*Excerpted records*:

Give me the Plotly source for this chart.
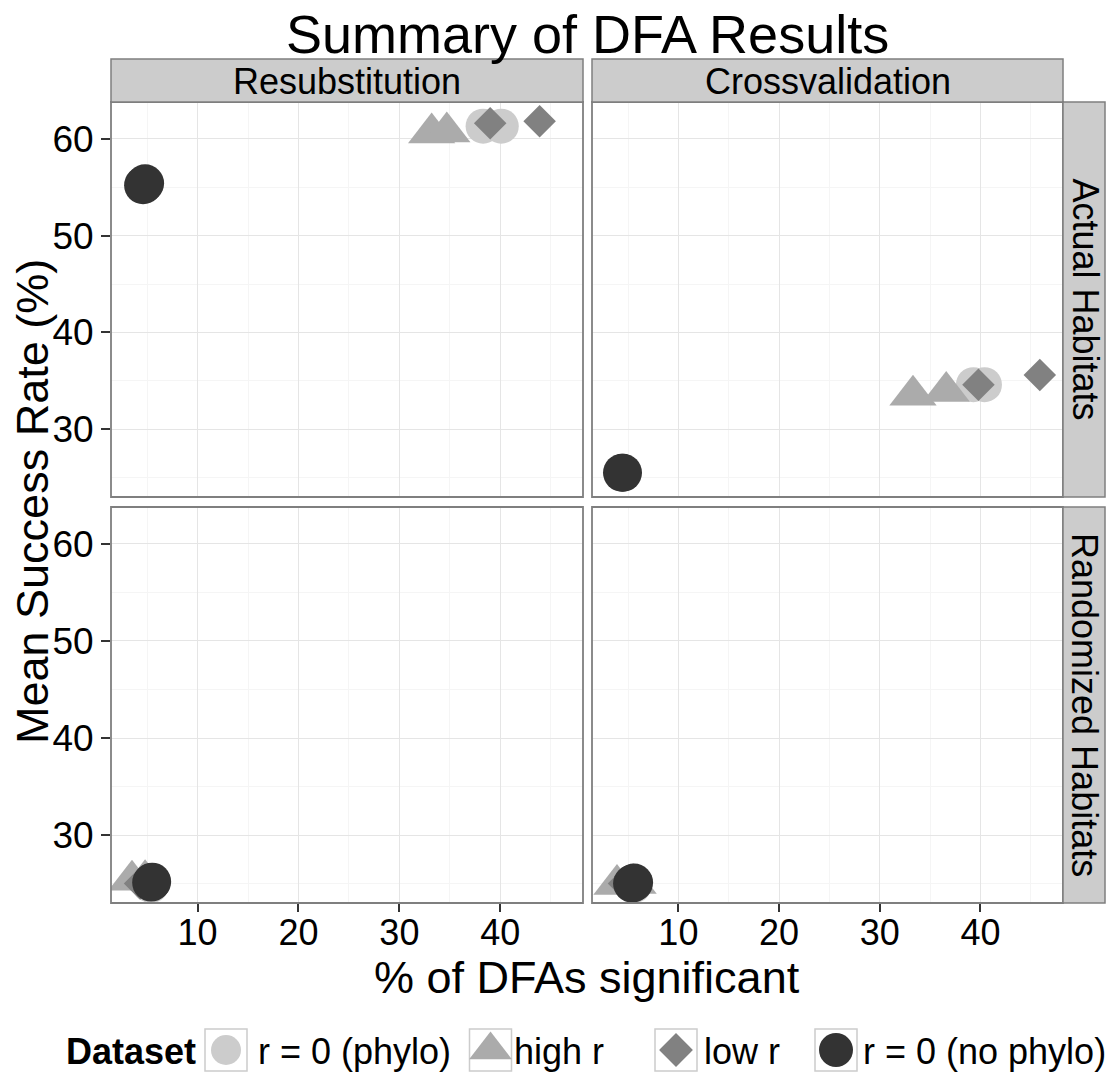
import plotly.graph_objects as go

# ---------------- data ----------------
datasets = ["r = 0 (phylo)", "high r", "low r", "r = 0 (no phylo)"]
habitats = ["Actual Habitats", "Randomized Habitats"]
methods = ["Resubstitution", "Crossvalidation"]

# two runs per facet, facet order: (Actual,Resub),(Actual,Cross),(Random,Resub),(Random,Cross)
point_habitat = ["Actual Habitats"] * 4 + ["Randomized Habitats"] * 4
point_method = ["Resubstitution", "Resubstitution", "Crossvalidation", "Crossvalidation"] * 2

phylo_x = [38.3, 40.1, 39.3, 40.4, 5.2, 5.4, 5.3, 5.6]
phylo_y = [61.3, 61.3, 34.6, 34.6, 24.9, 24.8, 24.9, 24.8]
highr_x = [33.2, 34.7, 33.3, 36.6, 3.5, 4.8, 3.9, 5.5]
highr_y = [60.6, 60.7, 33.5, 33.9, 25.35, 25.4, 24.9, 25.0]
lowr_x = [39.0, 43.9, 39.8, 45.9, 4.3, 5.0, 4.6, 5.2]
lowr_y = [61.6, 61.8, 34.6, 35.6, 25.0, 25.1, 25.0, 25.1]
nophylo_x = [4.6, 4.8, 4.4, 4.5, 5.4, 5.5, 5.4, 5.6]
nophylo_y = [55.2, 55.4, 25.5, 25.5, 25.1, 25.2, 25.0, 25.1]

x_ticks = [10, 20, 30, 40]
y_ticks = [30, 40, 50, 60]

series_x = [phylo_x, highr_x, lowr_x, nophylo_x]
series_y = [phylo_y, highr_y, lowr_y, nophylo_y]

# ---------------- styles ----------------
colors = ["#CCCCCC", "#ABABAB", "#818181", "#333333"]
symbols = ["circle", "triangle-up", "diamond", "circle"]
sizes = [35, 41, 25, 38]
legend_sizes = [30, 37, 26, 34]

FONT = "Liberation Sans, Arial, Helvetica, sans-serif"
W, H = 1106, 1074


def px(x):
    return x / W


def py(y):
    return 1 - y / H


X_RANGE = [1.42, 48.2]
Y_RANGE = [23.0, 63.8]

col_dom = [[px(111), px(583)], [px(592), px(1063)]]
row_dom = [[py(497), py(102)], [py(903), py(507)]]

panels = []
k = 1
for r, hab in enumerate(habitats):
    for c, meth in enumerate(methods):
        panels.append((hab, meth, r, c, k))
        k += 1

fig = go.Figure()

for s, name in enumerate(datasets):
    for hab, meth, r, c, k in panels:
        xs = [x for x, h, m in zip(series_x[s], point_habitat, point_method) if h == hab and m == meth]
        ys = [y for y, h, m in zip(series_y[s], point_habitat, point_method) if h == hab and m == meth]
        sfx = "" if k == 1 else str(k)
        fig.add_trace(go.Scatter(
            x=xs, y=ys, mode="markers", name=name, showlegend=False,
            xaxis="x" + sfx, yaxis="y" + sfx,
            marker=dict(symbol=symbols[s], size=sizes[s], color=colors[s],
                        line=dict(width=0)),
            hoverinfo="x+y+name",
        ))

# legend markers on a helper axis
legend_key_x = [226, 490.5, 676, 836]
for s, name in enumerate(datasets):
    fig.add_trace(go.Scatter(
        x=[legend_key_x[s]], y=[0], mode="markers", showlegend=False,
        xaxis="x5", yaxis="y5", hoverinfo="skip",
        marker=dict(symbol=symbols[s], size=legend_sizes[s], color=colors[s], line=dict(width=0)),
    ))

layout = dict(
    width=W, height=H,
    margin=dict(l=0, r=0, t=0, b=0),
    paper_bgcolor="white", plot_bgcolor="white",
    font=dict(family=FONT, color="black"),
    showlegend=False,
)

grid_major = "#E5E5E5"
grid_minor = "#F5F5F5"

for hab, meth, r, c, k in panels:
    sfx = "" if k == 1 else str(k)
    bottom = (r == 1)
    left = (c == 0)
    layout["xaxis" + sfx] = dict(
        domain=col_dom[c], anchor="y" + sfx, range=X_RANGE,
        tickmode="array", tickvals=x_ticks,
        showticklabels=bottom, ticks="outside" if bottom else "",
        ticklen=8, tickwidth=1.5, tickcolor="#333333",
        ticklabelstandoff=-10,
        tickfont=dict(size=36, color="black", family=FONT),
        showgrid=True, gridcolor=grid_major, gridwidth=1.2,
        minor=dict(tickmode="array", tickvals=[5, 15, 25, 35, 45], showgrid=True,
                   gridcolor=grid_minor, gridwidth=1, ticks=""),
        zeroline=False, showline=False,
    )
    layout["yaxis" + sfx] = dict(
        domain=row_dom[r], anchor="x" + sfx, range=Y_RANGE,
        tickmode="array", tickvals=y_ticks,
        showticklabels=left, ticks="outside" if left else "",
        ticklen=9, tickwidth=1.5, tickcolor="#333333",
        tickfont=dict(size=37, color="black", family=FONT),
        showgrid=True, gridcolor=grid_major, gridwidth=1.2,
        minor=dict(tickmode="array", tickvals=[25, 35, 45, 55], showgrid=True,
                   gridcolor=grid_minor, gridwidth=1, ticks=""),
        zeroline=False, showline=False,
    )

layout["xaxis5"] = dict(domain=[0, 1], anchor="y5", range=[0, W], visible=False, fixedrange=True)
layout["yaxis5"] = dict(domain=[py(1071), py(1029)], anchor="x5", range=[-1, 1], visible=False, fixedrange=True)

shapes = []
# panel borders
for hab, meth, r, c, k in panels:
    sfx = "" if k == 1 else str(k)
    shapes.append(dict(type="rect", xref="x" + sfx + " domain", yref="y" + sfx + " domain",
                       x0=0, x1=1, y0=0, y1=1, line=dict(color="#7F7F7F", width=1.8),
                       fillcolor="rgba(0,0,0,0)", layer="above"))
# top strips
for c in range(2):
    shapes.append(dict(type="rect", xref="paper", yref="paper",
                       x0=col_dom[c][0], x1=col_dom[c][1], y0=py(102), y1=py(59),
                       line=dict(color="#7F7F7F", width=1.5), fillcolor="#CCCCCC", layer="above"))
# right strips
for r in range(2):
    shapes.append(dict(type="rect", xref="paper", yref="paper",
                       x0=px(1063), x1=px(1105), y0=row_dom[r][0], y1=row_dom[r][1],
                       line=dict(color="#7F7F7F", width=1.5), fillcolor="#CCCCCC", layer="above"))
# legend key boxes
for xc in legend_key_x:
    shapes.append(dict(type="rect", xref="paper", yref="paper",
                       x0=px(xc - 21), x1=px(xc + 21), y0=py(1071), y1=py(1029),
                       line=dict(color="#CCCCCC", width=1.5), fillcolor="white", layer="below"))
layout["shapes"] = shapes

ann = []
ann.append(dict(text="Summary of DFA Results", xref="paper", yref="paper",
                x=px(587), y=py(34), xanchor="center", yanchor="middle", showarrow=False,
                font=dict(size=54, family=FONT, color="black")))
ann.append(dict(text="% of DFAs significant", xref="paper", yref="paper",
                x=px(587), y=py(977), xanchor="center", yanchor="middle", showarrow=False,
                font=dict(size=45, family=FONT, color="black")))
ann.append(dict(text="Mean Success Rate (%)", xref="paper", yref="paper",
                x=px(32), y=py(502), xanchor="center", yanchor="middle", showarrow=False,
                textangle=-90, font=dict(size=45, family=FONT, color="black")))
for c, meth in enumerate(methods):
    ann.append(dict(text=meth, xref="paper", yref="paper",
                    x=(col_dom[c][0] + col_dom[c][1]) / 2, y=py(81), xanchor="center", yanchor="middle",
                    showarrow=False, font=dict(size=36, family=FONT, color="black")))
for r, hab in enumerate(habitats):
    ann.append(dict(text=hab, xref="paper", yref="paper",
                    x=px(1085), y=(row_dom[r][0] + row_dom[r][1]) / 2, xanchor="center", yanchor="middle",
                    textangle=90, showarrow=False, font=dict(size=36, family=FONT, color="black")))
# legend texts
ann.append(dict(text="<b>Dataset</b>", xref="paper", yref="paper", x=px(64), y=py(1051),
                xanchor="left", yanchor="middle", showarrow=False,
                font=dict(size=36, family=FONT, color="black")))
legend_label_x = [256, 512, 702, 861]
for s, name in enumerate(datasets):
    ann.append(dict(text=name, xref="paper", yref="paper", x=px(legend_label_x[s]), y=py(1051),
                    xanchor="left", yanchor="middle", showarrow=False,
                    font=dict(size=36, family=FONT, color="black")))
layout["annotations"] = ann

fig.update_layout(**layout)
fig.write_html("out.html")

...

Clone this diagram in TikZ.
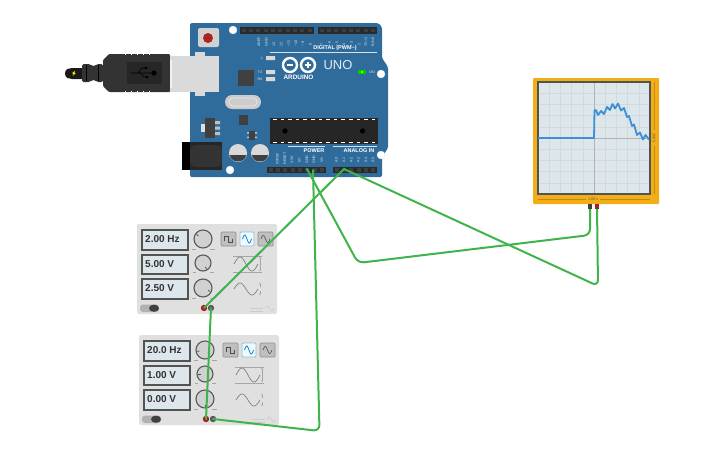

* * *

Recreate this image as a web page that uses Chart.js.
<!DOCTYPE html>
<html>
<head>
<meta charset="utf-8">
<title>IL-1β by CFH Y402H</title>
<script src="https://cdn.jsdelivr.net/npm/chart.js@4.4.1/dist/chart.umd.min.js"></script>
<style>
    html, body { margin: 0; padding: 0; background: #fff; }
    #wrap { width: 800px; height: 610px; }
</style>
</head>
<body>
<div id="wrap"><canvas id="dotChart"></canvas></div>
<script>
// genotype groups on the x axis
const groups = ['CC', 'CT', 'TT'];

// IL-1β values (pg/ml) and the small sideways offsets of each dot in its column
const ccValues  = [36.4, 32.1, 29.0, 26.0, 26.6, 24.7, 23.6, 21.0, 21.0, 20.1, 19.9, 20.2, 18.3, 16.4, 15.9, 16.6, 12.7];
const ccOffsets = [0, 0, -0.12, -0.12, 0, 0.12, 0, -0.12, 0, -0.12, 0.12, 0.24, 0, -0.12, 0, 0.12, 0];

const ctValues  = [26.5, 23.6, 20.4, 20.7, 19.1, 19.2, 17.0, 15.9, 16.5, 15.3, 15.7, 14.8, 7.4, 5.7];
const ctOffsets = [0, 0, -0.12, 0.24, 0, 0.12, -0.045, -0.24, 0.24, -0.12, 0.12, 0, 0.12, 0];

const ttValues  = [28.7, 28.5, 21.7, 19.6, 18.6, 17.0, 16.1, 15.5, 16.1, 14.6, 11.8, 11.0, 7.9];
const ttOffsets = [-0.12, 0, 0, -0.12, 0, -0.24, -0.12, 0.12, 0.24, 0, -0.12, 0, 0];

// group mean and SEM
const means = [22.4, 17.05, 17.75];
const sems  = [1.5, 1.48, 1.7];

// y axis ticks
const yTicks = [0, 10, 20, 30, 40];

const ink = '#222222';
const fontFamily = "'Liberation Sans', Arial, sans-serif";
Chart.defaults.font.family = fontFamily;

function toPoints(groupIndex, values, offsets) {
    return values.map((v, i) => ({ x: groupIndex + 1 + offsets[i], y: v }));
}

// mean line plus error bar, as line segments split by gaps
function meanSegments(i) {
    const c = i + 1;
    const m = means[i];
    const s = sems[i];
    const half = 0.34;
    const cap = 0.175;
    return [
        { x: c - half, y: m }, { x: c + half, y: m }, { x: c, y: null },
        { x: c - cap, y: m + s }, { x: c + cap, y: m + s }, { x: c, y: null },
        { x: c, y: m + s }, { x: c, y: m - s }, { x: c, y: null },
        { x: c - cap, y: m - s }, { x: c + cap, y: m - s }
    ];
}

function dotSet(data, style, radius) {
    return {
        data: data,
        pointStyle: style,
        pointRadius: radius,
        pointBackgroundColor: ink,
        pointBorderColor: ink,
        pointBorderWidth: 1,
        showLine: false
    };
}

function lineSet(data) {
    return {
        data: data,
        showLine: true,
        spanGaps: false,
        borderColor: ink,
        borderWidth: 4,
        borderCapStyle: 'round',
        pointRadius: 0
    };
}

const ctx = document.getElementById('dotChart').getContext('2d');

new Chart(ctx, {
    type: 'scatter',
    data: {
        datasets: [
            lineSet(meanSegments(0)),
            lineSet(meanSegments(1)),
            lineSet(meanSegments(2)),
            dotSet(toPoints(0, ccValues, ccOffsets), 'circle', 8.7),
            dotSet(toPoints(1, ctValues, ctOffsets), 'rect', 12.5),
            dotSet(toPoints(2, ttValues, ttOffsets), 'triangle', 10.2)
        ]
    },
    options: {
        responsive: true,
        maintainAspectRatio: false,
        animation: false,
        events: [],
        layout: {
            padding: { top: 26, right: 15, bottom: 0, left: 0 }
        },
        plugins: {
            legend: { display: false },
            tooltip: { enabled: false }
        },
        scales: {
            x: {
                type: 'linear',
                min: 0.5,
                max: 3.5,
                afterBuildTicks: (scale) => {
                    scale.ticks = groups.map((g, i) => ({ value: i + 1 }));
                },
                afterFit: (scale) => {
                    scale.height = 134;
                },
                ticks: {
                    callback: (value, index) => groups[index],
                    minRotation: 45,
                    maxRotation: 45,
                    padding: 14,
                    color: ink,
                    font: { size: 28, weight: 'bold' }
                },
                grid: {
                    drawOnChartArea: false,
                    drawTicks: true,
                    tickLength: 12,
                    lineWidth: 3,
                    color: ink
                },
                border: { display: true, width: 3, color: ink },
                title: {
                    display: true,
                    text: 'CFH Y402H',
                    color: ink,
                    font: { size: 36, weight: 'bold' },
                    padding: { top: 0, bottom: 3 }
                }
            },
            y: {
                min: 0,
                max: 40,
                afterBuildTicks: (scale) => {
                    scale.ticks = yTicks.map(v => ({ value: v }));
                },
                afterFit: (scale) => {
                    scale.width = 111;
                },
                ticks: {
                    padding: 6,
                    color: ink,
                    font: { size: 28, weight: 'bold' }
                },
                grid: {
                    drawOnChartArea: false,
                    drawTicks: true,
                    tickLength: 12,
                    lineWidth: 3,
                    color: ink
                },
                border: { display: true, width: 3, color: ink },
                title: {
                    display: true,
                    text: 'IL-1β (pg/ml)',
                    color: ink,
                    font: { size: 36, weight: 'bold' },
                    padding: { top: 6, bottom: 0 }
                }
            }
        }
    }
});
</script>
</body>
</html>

*What this task involves*:
Look above for the line containing "Give me the Plotly source for this chart.", then write out every line from there down to the line containing "nophylo_y = [55.2, 55.4, 25.5, 25.5, 25.1, 25.2, 25.0, 25.1]", that line included, with no pictures.

*The output*:
Give me the Plotly source for this chart.
import plotly.graph_objects as go

# ---------------- data ----------------
datasets = ["r = 0 (phylo)", "high r", "low r", "r = 0 (no phylo)"]
habitats = ["Actual Habitats", "Randomized Habitats"]
methods = ["Resubstitution", "Crossvalidation"]

# two runs per facet, facet order: (Actual,Resub),(Actual,Cross),(Random,Resub),(Random,Cross)
point_habitat = ["Actual Habitats"] * 4 + ["Randomized Habitats"] * 4
point_method = ["Resubstitution", "Resubstitution", "Crossvalidation", "Crossvalidation"] * 2

phylo_x = [38.3, 40.1, 39.3, 40.4, 5.2, 5.4, 5.3, 5.6]
phylo_y = [61.3, 61.3, 34.6, 34.6, 24.9, 24.8, 24.9, 24.8]
highr_x = [33.2, 34.7, 33.3, 36.6, 3.5, 4.8, 3.9, 5.5]
highr_y = [60.6, 60.7, 33.5, 33.9, 25.35, 25.4, 24.9, 25.0]
lowr_x = [39.0, 43.9, 39.8, 45.9, 4.3, 5.0, 4.6, 5.2]
lowr_y = [61.6, 61.8, 34.6, 35.6, 25.0, 25.1, 25.0, 25.1]
nophylo_x = [4.6, 4.8, 4.4, 4.5, 5.4, 5.5, 5.4, 5.6]
nophylo_y = [55.2, 55.4, 25.5, 25.5, 25.1, 25.2, 25.0, 25.1]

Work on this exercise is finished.